◆ **DATA EXTRACT**
•••••
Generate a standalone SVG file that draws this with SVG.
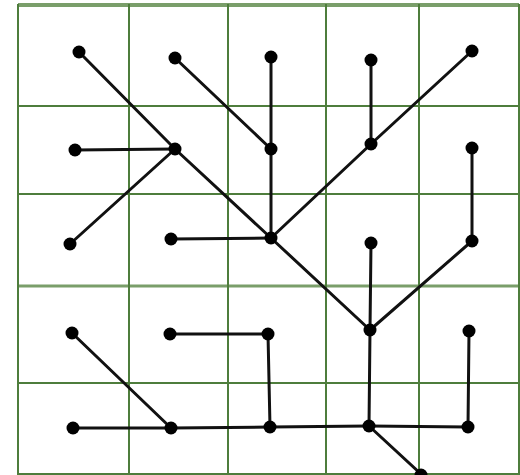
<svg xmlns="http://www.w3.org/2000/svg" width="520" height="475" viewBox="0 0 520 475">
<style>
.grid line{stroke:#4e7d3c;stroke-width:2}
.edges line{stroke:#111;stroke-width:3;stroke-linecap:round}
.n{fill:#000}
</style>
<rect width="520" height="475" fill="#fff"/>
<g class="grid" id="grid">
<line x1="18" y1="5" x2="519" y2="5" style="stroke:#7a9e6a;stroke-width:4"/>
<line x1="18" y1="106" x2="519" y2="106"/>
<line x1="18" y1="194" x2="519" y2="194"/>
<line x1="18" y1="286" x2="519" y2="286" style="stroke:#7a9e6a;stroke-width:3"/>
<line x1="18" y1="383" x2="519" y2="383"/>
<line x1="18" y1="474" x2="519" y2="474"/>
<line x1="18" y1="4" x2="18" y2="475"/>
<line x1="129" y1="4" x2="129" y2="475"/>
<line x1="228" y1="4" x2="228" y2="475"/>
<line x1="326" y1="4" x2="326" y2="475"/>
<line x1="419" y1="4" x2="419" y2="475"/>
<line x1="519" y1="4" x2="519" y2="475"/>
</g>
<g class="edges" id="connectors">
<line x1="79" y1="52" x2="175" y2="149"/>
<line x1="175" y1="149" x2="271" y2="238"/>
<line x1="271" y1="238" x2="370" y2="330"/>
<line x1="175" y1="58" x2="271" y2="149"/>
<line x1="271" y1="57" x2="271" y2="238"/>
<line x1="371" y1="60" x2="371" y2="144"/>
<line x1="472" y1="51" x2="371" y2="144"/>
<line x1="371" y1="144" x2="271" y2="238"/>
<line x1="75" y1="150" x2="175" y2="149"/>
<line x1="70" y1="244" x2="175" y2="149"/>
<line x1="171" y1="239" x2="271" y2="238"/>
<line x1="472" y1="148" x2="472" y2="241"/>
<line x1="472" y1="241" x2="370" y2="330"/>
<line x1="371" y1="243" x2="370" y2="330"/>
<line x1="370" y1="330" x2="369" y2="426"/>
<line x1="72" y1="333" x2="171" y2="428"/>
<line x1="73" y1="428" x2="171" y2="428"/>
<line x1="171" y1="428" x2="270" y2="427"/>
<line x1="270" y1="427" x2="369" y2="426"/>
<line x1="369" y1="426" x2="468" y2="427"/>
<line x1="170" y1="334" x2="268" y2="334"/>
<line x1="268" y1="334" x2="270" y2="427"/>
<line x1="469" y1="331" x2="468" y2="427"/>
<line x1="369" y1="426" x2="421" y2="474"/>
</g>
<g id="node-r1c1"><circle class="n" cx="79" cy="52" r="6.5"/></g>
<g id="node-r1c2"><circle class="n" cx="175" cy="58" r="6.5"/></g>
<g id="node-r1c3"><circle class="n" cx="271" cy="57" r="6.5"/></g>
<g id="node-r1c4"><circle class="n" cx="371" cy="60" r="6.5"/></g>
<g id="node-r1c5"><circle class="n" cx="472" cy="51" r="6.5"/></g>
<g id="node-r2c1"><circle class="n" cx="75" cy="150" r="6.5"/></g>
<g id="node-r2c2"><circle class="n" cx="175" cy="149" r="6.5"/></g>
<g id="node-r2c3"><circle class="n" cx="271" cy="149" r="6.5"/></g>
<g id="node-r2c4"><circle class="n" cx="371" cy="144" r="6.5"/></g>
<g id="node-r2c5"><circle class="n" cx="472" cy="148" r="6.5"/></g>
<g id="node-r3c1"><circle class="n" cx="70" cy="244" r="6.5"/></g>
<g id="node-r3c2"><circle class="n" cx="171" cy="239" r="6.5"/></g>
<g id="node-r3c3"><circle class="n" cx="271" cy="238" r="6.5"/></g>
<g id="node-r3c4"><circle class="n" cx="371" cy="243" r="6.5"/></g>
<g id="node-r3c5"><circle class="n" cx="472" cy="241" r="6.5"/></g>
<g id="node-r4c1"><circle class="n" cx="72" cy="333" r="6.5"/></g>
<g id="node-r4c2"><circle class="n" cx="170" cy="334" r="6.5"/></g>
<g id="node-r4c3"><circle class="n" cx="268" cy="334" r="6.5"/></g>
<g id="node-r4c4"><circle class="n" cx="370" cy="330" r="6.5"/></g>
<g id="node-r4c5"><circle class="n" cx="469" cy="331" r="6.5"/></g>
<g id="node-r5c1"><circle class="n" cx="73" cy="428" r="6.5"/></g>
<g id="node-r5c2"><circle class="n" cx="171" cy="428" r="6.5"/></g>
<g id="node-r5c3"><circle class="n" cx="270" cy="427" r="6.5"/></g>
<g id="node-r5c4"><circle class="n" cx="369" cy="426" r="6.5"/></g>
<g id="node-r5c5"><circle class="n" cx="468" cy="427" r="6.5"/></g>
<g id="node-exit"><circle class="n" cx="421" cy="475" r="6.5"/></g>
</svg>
•••••
◆ **THE PROBLEM**
Reproduce the listing exactly. Leave its pictures out.

◆ **COMPLETE OUTPUT**
Generate a standalone SVG file that draws this with SVG.
<svg xmlns="http://www.w3.org/2000/svg" width="520" height="475" viewBox="0 0 520 475">
<style>
.grid line{stroke:#4e7d3c;stroke-width:2}
.edges line{stroke:#111;stroke-width:3;stroke-linecap:round}
.n{fill:#000}
</style>
<rect width="520" height="475" fill="#fff"/>
<g class="grid" id="grid">
<line x1="18" y1="5" x2="519" y2="5" style="stroke:#7a9e6a;stroke-width:4"/>
<line x1="18" y1="106" x2="519" y2="106"/>
<line x1="18" y1="194" x2="519" y2="194"/>
<line x1="18" y1="286" x2="519" y2="286" style="stroke:#7a9e6a;stroke-width:3"/>
<line x1="18" y1="383" x2="519" y2="383"/>
<line x1="18" y1="474" x2="519" y2="474"/>
<line x1="18" y1="4" x2="18" y2="475"/>
<line x1="129" y1="4" x2="129" y2="475"/>
<line x1="228" y1="4" x2="228" y2="475"/>
<line x1="326" y1="4" x2="326" y2="475"/>
<line x1="419" y1="4" x2="419" y2="475"/>
<line x1="519" y1="4" x2="519" y2="475"/>
</g>
<g class="edges" id="connectors">
<line x1="79" y1="52" x2="175" y2="149"/>
<line x1="175" y1="149" x2="271" y2="238"/>
<line x1="271" y1="238" x2="370" y2="330"/>
<line x1="175" y1="58" x2="271" y2="149"/>
<line x1="271" y1="57" x2="271" y2="238"/>
<line x1="371" y1="60" x2="371" y2="144"/>
<line x1="472" y1="51" x2="371" y2="144"/>
<line x1="371" y1="144" x2="271" y2="238"/>
<line x1="75" y1="150" x2="175" y2="149"/>
<line x1="70" y1="244" x2="175" y2="149"/>
<line x1="171" y1="239" x2="271" y2="238"/>
<line x1="472" y1="148" x2="472" y2="241"/>
<line x1="472" y1="241" x2="370" y2="330"/>
<line x1="371" y1="243" x2="370" y2="330"/>
<line x1="370" y1="330" x2="369" y2="426"/>
<line x1="72" y1="333" x2="171" y2="428"/>
<line x1="73" y1="428" x2="171" y2="428"/>
<line x1="171" y1="428" x2="270" y2="427"/>
<line x1="270" y1="427" x2="369" y2="426"/>
<line x1="369" y1="426" x2="468" y2="427"/>
<line x1="170" y1="334" x2="268" y2="334"/>
<line x1="268" y1="334" x2="270" y2="427"/>
<line x1="469" y1="331" x2="468" y2="427"/>
<line x1="369" y1="426" x2="421" y2="474"/>
</g>
<g id="node-r1c1"><circle class="n" cx="79" cy="52" r="6.5"/></g>
<g id="node-r1c2"><circle class="n" cx="175" cy="58" r="6.5"/></g>
<g id="node-r1c3"><circle class="n" cx="271" cy="57" r="6.5"/></g>
<g id="node-r1c4"><circle class="n" cx="371" cy="60" r="6.5"/></g>
<g id="node-r1c5"><circle class="n" cx="472" cy="51" r="6.5"/></g>
<g id="node-r2c1"><circle class="n" cx="75" cy="150" r="6.5"/></g>
<g id="node-r2c2"><circle class="n" cx="175" cy="149" r="6.5"/></g>
<g id="node-r2c3"><circle class="n" cx="271" cy="149" r="6.5"/></g>
<g id="node-r2c4"><circle class="n" cx="371" cy="144" r="6.5"/></g>
<g id="node-r2c5"><circle class="n" cx="472" cy="148" r="6.5"/></g>
<g id="node-r3c1"><circle class="n" cx="70" cy="244" r="6.5"/></g>
<g id="node-r3c2"><circle class="n" cx="171" cy="239" r="6.5"/></g>
<g id="node-r3c3"><circle class="n" cx="271" cy="238" r="6.5"/></g>
<g id="node-r3c4"><circle class="n" cx="371" cy="243" r="6.5"/></g>
<g id="node-r3c5"><circle class="n" cx="472" cy="241" r="6.5"/></g>
<g id="node-r4c1"><circle class="n" cx="72" cy="333" r="6.5"/></g>
<g id="node-r4c2"><circle class="n" cx="170" cy="334" r="6.5"/></g>
<g id="node-r4c3"><circle class="n" cx="268" cy="334" r="6.5"/></g>
<g id="node-r4c4"><circle class="n" cx="370" cy="330" r="6.5"/></g>
<g id="node-r4c5"><circle class="n" cx="469" cy="331" r="6.5"/></g>
<g id="node-r5c1"><circle class="n" cx="73" cy="428" r="6.5"/></g>
<g id="node-r5c2"><circle class="n" cx="171" cy="428" r="6.5"/></g>
<g id="node-r5c3"><circle class="n" cx="270" cy="427" r="6.5"/></g>
<g id="node-r5c4"><circle class="n" cx="369" cy="426" r="6.5"/></g>
<g id="node-r5c5"><circle class="n" cx="468" cy="427" r="6.5"/></g>
<g id="node-exit"><circle class="n" cx="421" cy="475" r="6.5"/></g>
</svg>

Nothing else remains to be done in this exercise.